- Problem description:
Show all lines holding "diagram".

** Start Data rows **

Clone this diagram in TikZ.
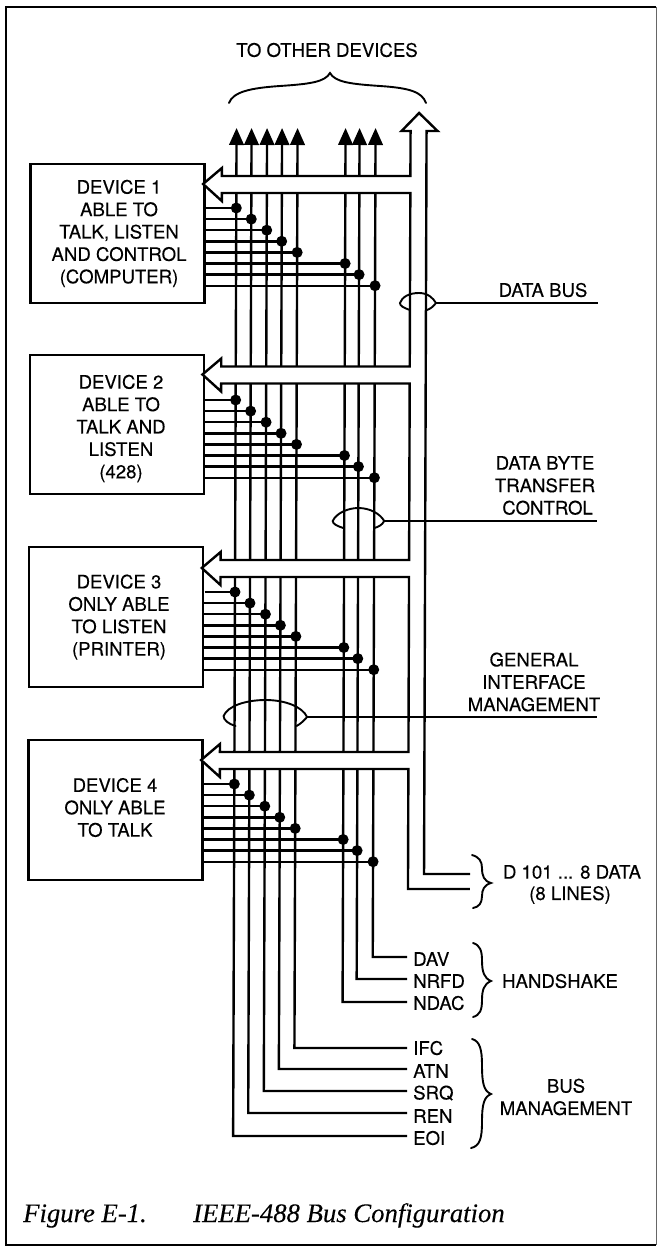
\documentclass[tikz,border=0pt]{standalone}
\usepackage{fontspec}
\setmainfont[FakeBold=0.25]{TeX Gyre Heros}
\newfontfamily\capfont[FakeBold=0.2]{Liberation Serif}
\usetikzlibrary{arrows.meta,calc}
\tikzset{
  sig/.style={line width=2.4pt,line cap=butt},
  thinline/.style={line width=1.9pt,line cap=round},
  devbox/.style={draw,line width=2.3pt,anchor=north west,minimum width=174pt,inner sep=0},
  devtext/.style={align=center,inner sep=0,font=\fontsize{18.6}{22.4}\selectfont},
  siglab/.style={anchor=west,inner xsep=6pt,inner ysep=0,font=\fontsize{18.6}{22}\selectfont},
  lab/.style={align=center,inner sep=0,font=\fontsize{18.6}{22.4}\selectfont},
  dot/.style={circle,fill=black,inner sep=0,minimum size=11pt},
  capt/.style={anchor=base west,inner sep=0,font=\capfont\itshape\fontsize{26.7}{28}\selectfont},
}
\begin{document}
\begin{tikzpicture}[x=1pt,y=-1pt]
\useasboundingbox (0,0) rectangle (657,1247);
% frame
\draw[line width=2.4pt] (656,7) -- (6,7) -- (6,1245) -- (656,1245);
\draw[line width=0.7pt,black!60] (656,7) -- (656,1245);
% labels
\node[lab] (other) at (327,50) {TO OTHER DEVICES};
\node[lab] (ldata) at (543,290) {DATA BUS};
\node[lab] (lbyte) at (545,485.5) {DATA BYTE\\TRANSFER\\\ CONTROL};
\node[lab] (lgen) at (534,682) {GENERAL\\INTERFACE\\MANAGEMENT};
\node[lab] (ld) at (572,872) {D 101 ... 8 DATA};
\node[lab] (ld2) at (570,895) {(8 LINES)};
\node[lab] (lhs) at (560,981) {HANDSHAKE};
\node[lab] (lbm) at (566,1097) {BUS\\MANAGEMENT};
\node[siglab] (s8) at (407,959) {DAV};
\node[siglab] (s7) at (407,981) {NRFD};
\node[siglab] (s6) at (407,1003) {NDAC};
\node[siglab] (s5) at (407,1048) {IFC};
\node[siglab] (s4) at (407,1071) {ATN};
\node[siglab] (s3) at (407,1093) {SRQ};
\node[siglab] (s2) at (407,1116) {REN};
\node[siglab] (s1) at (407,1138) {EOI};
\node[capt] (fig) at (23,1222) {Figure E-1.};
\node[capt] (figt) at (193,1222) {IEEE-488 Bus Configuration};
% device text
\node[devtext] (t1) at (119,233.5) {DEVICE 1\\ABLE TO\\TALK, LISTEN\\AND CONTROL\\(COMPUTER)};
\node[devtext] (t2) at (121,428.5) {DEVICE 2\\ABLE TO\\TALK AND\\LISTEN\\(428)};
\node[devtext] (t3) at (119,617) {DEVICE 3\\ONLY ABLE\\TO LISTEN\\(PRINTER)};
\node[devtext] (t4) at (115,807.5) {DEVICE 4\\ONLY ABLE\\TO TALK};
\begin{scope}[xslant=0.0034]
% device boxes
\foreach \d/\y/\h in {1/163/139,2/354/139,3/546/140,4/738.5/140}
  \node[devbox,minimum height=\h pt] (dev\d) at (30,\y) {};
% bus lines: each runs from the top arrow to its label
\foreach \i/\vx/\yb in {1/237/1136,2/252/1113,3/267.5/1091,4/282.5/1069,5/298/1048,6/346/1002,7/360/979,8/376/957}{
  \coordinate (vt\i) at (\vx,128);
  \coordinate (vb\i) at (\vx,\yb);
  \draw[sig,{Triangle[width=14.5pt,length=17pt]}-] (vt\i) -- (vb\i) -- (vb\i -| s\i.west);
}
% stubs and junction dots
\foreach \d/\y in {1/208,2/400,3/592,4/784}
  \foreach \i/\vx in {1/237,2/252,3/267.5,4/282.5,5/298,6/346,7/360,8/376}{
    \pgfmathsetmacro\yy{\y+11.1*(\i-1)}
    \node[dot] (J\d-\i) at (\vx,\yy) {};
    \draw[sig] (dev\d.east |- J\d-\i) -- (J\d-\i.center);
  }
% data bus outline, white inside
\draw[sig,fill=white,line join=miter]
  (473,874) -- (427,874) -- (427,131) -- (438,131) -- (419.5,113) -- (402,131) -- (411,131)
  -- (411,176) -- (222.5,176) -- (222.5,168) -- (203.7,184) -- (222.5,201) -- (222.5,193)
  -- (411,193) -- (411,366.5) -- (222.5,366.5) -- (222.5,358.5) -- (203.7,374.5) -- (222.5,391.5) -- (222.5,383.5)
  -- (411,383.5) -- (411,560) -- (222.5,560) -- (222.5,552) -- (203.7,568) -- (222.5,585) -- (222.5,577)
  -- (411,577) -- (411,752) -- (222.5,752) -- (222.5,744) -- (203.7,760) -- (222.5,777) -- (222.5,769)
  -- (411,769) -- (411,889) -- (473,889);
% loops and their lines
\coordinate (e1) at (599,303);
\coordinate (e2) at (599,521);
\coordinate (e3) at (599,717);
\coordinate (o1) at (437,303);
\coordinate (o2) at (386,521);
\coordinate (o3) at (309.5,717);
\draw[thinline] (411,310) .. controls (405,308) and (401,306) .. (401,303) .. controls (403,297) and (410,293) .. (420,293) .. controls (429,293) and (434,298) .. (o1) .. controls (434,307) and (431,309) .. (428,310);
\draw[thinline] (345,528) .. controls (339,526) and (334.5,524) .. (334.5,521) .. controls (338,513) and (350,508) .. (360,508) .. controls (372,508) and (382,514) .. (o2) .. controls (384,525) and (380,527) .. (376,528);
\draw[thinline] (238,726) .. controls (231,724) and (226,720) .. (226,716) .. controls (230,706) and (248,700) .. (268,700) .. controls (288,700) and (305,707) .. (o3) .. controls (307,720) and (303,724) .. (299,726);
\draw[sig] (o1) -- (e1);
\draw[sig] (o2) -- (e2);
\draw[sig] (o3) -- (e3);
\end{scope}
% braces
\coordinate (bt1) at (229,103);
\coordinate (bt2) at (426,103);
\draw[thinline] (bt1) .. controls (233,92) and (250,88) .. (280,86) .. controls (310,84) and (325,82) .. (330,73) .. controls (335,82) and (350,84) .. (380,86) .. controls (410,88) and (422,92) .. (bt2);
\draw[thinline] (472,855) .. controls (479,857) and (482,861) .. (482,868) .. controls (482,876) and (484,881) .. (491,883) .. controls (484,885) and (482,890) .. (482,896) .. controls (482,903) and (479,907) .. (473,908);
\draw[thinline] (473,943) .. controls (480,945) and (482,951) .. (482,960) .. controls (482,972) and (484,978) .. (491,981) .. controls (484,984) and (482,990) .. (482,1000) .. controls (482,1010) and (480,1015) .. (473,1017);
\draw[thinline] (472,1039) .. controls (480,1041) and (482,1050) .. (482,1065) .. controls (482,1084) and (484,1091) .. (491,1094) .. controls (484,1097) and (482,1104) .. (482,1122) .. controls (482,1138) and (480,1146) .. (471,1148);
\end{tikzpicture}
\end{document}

** End Data rows **
** Start Data rows **

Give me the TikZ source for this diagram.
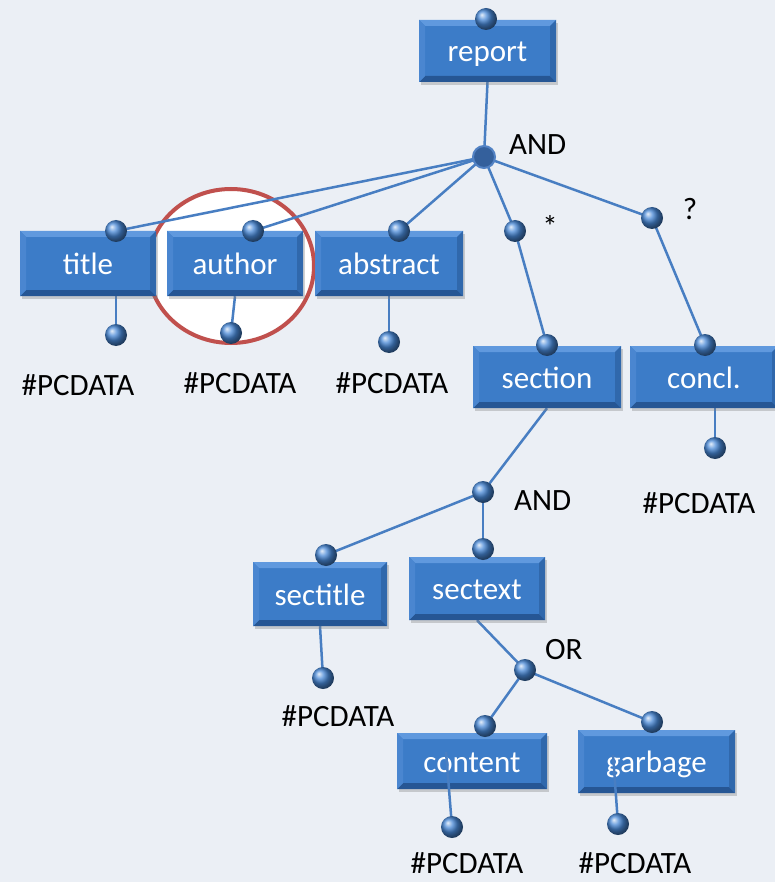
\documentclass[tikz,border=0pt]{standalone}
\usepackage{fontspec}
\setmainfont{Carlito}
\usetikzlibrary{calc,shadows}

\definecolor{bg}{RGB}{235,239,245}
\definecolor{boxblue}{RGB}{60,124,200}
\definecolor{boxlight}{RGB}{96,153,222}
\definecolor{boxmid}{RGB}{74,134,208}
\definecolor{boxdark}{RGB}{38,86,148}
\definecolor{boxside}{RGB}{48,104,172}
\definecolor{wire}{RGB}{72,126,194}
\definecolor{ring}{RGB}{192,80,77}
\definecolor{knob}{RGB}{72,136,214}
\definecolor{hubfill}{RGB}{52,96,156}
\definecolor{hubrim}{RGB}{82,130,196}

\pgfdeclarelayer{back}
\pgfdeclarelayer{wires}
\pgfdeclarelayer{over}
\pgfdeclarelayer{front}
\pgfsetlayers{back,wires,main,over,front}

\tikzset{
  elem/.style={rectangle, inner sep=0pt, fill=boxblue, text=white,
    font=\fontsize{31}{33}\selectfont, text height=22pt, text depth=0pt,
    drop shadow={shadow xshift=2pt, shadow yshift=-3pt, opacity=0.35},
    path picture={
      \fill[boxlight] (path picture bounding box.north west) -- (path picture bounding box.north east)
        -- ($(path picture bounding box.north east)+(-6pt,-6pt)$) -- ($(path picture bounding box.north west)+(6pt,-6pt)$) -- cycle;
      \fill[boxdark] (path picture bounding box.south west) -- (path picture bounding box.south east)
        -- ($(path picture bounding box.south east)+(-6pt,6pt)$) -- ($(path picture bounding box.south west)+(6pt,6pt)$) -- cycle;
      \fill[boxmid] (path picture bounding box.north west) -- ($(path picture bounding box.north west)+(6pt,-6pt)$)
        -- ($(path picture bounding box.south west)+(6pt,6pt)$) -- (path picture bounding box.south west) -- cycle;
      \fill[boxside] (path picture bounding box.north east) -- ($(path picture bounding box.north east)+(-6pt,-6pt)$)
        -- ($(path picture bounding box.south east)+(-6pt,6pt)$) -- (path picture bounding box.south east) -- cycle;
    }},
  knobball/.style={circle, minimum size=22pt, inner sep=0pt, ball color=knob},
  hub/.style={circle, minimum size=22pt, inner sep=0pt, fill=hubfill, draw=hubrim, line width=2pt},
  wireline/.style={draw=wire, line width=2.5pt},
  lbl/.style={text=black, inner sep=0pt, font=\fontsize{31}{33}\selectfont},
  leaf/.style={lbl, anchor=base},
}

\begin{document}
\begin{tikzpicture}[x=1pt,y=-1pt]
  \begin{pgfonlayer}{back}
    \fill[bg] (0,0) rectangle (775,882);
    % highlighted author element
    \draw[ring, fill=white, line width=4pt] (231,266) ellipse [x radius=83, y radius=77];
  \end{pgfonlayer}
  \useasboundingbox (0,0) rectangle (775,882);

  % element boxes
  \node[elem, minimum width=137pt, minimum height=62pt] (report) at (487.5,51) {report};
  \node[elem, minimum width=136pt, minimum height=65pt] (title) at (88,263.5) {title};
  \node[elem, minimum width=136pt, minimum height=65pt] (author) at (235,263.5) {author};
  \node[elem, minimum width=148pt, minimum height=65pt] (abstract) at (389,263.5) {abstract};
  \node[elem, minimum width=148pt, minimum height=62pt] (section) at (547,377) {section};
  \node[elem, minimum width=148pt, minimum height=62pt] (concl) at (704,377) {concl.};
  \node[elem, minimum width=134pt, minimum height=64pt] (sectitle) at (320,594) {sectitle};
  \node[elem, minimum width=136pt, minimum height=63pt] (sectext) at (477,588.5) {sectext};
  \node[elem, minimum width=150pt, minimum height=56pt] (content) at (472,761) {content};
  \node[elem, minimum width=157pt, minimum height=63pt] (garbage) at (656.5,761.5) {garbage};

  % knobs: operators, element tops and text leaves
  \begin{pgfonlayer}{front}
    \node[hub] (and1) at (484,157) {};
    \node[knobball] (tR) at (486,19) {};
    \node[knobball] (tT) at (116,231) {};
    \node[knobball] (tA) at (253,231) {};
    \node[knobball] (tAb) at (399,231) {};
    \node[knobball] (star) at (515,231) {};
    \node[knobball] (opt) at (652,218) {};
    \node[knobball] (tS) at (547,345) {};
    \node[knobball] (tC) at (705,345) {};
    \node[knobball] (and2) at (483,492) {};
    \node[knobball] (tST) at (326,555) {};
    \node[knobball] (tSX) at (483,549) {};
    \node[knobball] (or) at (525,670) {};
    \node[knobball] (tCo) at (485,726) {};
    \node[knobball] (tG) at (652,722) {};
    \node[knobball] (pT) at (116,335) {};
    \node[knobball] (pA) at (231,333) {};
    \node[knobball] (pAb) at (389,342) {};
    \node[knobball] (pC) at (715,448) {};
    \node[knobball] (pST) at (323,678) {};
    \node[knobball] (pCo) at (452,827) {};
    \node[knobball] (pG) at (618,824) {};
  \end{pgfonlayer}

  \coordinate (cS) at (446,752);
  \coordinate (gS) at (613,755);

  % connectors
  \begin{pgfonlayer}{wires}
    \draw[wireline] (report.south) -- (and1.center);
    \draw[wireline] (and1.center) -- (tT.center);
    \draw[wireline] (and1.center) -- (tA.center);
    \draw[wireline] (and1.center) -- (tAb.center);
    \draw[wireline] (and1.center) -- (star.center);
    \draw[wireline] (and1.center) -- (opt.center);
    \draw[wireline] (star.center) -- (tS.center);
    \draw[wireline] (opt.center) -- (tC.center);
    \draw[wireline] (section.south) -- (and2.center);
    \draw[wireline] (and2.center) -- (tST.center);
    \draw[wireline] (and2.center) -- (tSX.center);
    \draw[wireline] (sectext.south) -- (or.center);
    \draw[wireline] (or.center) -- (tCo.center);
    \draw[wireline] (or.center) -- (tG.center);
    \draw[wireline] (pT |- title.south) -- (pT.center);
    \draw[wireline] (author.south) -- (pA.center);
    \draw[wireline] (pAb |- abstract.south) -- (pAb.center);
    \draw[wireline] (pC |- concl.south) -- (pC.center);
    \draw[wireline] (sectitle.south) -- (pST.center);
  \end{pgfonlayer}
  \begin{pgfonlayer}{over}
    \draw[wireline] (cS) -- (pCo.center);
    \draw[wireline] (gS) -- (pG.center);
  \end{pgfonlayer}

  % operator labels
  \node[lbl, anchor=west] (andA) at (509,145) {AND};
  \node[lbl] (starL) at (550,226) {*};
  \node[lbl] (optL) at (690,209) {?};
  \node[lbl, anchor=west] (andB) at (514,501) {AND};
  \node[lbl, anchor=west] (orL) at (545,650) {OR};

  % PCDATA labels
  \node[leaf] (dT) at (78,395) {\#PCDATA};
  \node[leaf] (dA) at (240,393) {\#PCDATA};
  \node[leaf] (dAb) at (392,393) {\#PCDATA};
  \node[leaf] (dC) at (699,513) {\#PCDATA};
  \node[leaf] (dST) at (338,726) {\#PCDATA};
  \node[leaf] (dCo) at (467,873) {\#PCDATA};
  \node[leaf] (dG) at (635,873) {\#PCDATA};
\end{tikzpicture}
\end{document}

** End Data rows **

- Result:
Clone this diagram in TikZ.
Give me the TikZ source for this diagram.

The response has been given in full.